Photo by Andras Vas on Unsplash

It’s Safer Internet Day tomorrow (5th February 2019). Here are some reports you may find useful:

Hopes and Streams

This is a recent report from the LGfL (which used to be the London Grid for Learning but which now apparently covers a  much wider area than that).

Hopes and Streams

There are some interesting stats. For example, 81% of those who met an online friend in person took or told someone else. Which presumably means that 9% didn't, which is concerning. Even that 81% figure isn't wonderful. I mean, for example, who did they tell or take along? 

Children's Media Lives

This is another survey into what children in the UK do online, specifically in relation to media, such as television and social media.
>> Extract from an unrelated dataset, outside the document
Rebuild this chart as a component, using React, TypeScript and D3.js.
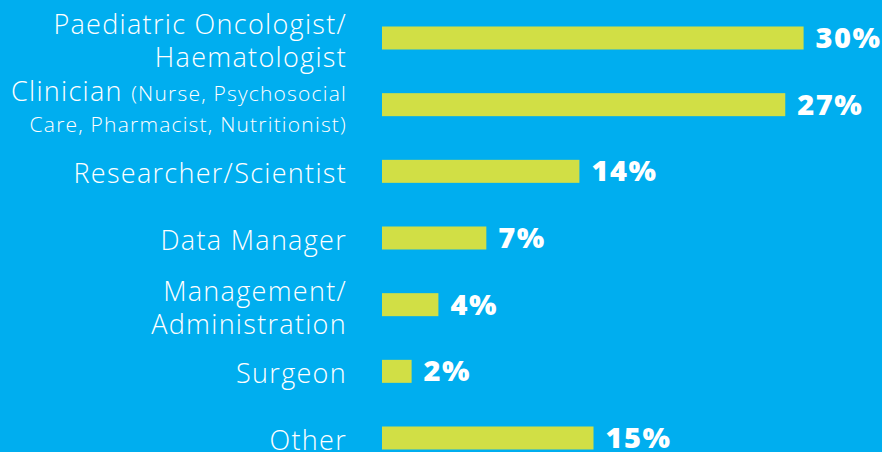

This was published very recently, and also includes some interesting findings, such as:

"... children were not posting status updates or pictures as often as they had in previous waves, with most keeping self-generated content on their profiles to a minimum. Children who did post on their profiles were generally re-posting content from others, as opposed to generating original content themselves."

Children’s Media Lives

USA teens' use of social media

You have to subscribe to get the full report, but it's worth doing so because it's quite interesting.  This is not least because teenagers in the USA seem to view social media quite positively on the whole, despite being aware that tech companies "manipulate" people to spend more time on their devices.

"More than one in four teens (27 percent) say social media is “extremely” or “very” important to them for expressing themselves creatively. Using social media for creative expression appears to be especially important to the most vulnerable teen social media users—those lowest on the scale of social-emotional well-being. Thirty-seven percent of those teens say social media is “extremely” or “very” important to them for that purpose, compared to 21 percent of teen social media users who are high in social-emotional well-being. For example, in open-ended responses to the survey, one 17-year-old white girl wrote that one of the benefits of social media is that she can “get my artwork out to the public”; a 14-year-old African American girl wrote that “[s]ocial media allows me to have a creative outlet to express myself”; a 14-year-old white boy said he likes social media because “I get to share things that I make”; and a 16-year-old Hispanic/Latino boy wrote that he likes using social media because “I get to post my costume and design work"

USA teen’s use of social media

Other interesting websites

EU Kids Online Reports

For example: Are kids digital natives or naive experts?

EU Kids online reports

Global Kids Online

Reports from other countries, including Uruguay, Brazil and Ghana, with research in Canada, New Zealand and the Philippines currently under way.